Introducing children to physics begins with the lever, a fundamental intersection of classical mechanics and engineering. As a non-motorized simple machine, it provides mechanical advantage by altering force magnitude or direction.
- STEM Foundation: The lever is a core mechanical tool governed by laws of statics and rotational equilibrium.
- Scientific Core: It consists of a rigid beam pivoting around a fixed point to multiply effort.
Lever Basics: Power of Mechanical Advantage
The efficiency of this system is defined by the Law of the Lever, famously codified by Archimedes of Syracuse. It demonstrates that science provides practical tools for interacting with the physical world through geometric reasoning.
- Archimedes’ Principle: Equilibrium is achieved when distances from the fulcrum are reciprocally proportional to weights.
- System Goal: The primary objective is to obtain mechanical advantage by trading applied force for movement distance.
- Dynamic Transition: When effort torque exceeds load torque, the system shifts from static balance to active movement.
Parts of Lever: Fulcrum, Load, and Effort
Mastering experiments requires identifying three essential components that dictate how the system functions. The fulcrum is the stationary pivot point supporting the beam. The load is the object being moved or the resistance to overcome. Finally, the effort is the input force applied to the system to perform work.

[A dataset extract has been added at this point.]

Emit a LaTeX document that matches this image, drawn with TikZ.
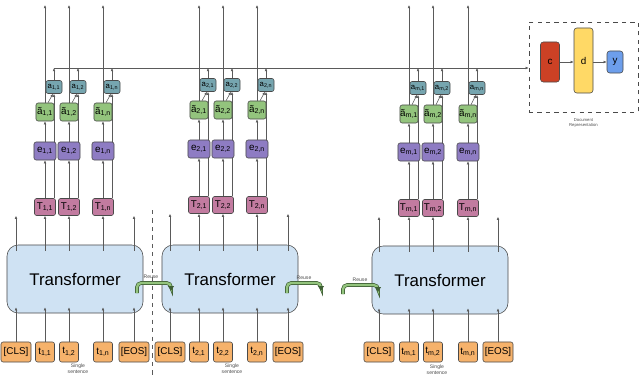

Science Behind Strength: How Levers Work
They mechanics rely on torque, or rotational force. For a system to stay balanced, opposing torques must be equal in magnitude. Rotational force is determined by multiplying force by the distance from the pivot point. A state of equilibrium is reached when (Effort) x (Distance to Effort) equals (Load) x (Distance to Load). Levers transform modest input effort into a significantly more powerful output force.
Mechanical Advantage: Why Levers Make Lifting Easier
Mechanical advantage measures force amplification, describing the trade-off required to achieve a desired output. This occurs when the distance from the fulcrum to the effort point is greater than the distance to the load. While force is multiplied, the total work performed remains constant, meaning effort must be applied over a larger distance.
Educational Research and Cognitive Development
Integrating lever mechanics into education requires understanding cognitive development, particularly Jean Piaget’s Concrete Operational stage (ages 7–11). At this stage, children transition from intuitive thinking to logical reasoning based on tangible objects. Mastering these concepts relies on decentration (considering multiple dimensions simultaneously), reversibility (understanding adjustments can be undone), and conservation (realizing mass and force remain constant despite changes in arrangement).
The current landscape of STEM education shows a critical need for intervention based on recent studies:
- Declining Proficiency: 2024 National Assessment of Educational Progress (NAEP) data shows a 4-point decline in 8th-grade science scores since 2019.
Three Classes of Levers: Simple Breakdown
Levers are categorized into three distinct classes based on the spatial configuration of the fulcrum, the effort, and the load. This classification system is essential for understanding how different mechanical advantages are achieved in various applications.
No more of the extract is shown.